» **WORK INSTRUCTIONS**
Return the material word for word. Do not include the pictures.

» **SUPPLIED DATA**
--- --- ---

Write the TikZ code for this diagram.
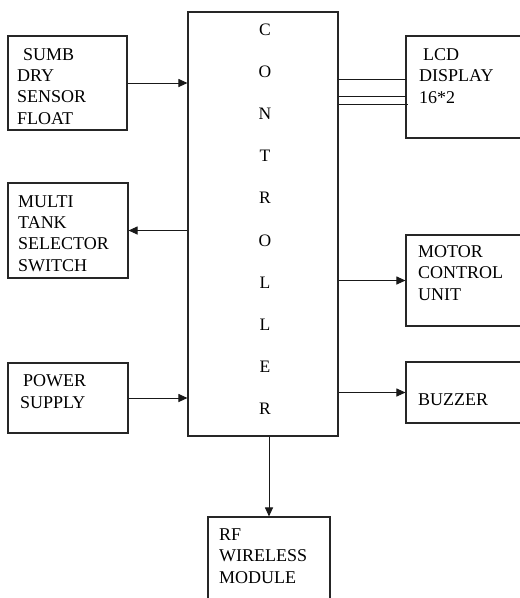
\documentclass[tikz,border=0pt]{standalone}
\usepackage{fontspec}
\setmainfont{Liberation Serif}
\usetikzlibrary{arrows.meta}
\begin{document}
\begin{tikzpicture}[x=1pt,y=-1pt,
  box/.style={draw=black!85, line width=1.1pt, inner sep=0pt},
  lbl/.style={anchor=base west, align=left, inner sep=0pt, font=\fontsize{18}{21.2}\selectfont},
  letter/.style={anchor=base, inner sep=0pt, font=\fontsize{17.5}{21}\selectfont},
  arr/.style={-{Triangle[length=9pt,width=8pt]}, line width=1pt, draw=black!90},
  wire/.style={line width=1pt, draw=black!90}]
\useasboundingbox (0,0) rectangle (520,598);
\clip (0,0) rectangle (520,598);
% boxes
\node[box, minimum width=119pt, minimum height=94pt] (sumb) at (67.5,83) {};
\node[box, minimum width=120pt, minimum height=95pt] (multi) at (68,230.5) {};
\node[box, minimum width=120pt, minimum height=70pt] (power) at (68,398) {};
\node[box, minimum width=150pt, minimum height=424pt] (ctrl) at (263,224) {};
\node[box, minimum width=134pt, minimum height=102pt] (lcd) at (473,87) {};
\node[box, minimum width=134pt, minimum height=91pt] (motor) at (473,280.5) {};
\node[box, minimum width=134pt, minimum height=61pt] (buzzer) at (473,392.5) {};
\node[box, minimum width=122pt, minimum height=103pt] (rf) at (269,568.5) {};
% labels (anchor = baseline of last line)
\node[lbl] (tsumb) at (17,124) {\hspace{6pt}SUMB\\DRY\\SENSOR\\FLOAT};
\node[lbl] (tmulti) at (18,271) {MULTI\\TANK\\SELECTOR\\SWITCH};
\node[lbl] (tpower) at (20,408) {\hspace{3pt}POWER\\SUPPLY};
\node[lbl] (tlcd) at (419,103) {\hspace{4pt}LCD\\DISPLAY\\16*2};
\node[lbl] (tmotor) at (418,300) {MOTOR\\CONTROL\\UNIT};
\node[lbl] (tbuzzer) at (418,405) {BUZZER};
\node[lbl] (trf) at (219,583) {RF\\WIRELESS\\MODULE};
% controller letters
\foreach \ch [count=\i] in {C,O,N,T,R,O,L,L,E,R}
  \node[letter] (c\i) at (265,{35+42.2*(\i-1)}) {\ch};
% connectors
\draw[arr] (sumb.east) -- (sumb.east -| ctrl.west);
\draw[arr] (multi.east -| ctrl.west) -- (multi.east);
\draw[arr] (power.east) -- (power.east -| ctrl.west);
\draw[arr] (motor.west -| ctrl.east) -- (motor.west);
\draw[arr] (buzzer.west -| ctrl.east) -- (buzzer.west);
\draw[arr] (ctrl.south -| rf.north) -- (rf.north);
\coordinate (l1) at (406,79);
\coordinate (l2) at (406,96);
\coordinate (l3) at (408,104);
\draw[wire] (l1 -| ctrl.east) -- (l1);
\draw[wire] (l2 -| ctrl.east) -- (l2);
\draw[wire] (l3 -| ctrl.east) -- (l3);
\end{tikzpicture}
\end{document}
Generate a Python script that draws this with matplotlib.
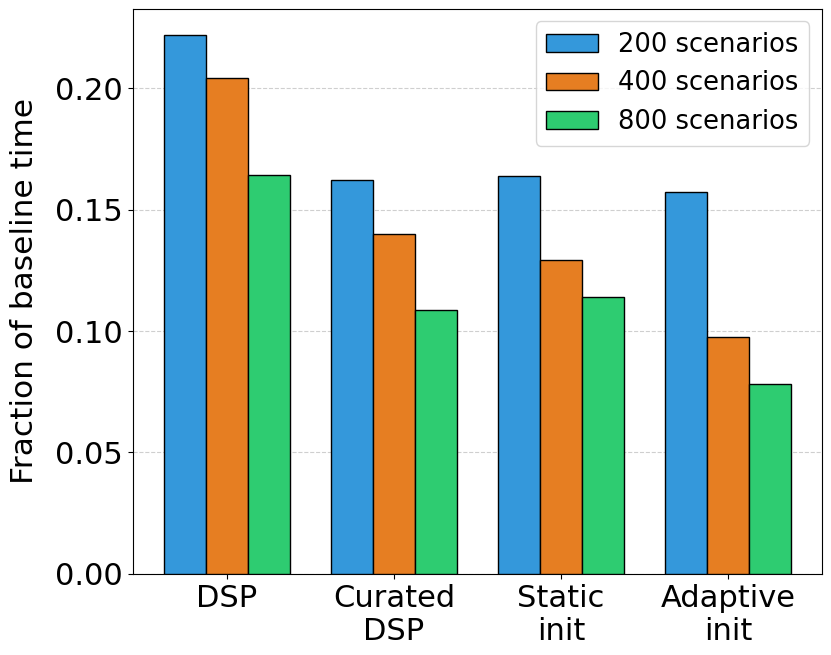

--- --- ---

» **ANSWER TO THE EXERCISE**
Write the TikZ code for this diagram.
\documentclass[tikz,border=0pt]{standalone}
\usepackage{fontspec}
\setmainfont{Liberation Serif}
\usetikzlibrary{arrows.meta}
\begin{document}
\begin{tikzpicture}[x=1pt,y=-1pt,
  box/.style={draw=black!85, line width=1.1pt, inner sep=0pt},
  lbl/.style={anchor=base west, align=left, inner sep=0pt, font=\fontsize{18}{21.2}\selectfont},
  letter/.style={anchor=base, inner sep=0pt, font=\fontsize{17.5}{21}\selectfont},
  arr/.style={-{Triangle[length=9pt,width=8pt]}, line width=1pt, draw=black!90},
  wire/.style={line width=1pt, draw=black!90}]
\useasboundingbox (0,0) rectangle (520,598);
\clip (0,0) rectangle (520,598);
% boxes
\node[box, minimum width=119pt, minimum height=94pt] (sumb) at (67.5,83) {};
\node[box, minimum width=120pt, minimum height=95pt] (multi) at (68,230.5) {};
\node[box, minimum width=120pt, minimum height=70pt] (power) at (68,398) {};
\node[box, minimum width=150pt, minimum height=424pt] (ctrl) at (263,224) {};
\node[box, minimum width=134pt, minimum height=102pt] (lcd) at (473,87) {};
\node[box, minimum width=134pt, minimum height=91pt] (motor) at (473,280.5) {};
\node[box, minimum width=134pt, minimum height=61pt] (buzzer) at (473,392.5) {};
\node[box, minimum width=122pt, minimum height=103pt] (rf) at (269,568.5) {};
% labels (anchor = baseline of last line)
\node[lbl] (tsumb) at (17,124) {\hspace{6pt}SUMB\\DRY\\SENSOR\\FLOAT};
\node[lbl] (tmulti) at (18,271) {MULTI\\TANK\\SELECTOR\\SWITCH};
\node[lbl] (tpower) at (20,408) {\hspace{3pt}POWER\\SUPPLY};
\node[lbl] (tlcd) at (419,103) {\hspace{4pt}LCD\\DISPLAY\\16*2};
\node[lbl] (tmotor) at (418,300) {MOTOR\\CONTROL\\UNIT};
\node[lbl] (tbuzzer) at (418,405) {BUZZER};
\node[lbl] (trf) at (219,583) {RF\\WIRELESS\\MODULE};
% controller letters
\foreach \ch [count=\i] in {C,O,N,T,R,O,L,L,E,R}
  \node[letter] (c\i) at (265,{35+42.2*(\i-1)}) {\ch};
% connectors
\draw[arr] (sumb.east) -- (sumb.east -| ctrl.west);
\draw[arr] (multi.east -| ctrl.west) -- (multi.east);
\draw[arr] (power.east) -- (power.east -| ctrl.west);
\draw[arr] (motor.west -| ctrl.east) -- (motor.west);
\draw[arr] (buzzer.west -| ctrl.east) -- (buzzer.west);
\draw[arr] (ctrl.south -| rf.north) -- (rf.north);
\coordinate (l1) at (406,79);
\coordinate (l2) at (406,96);
\coordinate (l3) at (408,104);
\draw[wire] (l1 -| ctrl.east) -- (l1);
\draw[wire] (l2 -| ctrl.east) -- (l2);
\draw[wire] (l3 -| ctrl.east) -- (l3);
\end{tikzpicture}
\end{document}
Generate a Python script that draws this with matplotlib.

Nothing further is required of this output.